Indentation behavior of creep-feed grinding induced gradient microstructures in single crystal nickel-based superalloy

• Gradient microstructures including nanograins, submicron grains, and dislocation structures were induced in SX alloy by creep-feed grinding. • Indentation hardness and elastic modulus of gradient structures were higher by 8–10% than bulk material. • The topmost layer containing nanograins is unfavorable to enhance creep performance. • Dislocation activities in ground layer dominate the indentation creep deformation. The gradient microstructures of surface layer in single crystal nickel-based superalloy were produced by creep-feed grinding.
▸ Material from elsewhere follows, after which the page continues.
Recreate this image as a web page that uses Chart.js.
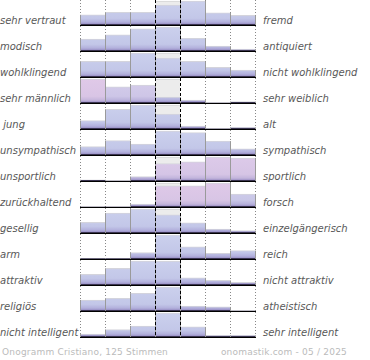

The mechanical properties (i.e., hardness, elastic modulus) and room-temperature (RT) creep behavior of such structures were evaluated using a nano-indentation technique. Results show that the gradient structures along depth from ground surface consisted of nanograins, submicron grains and lamellar-shape structures, and dislocation structures. Furthermore, it was found that the hardness and elastic modulus of gradient structures were higher by 8–10% than that of bulk material on average. However, the regions containing nanograins showed a remarkable increase in creep depth compared to bulk material, implying that the creep behavior of ground layer was changed unfavorably. The obtained stress exponents of gradient structures suggested that dislocation activities were the main mechanism for indentation creep deformation.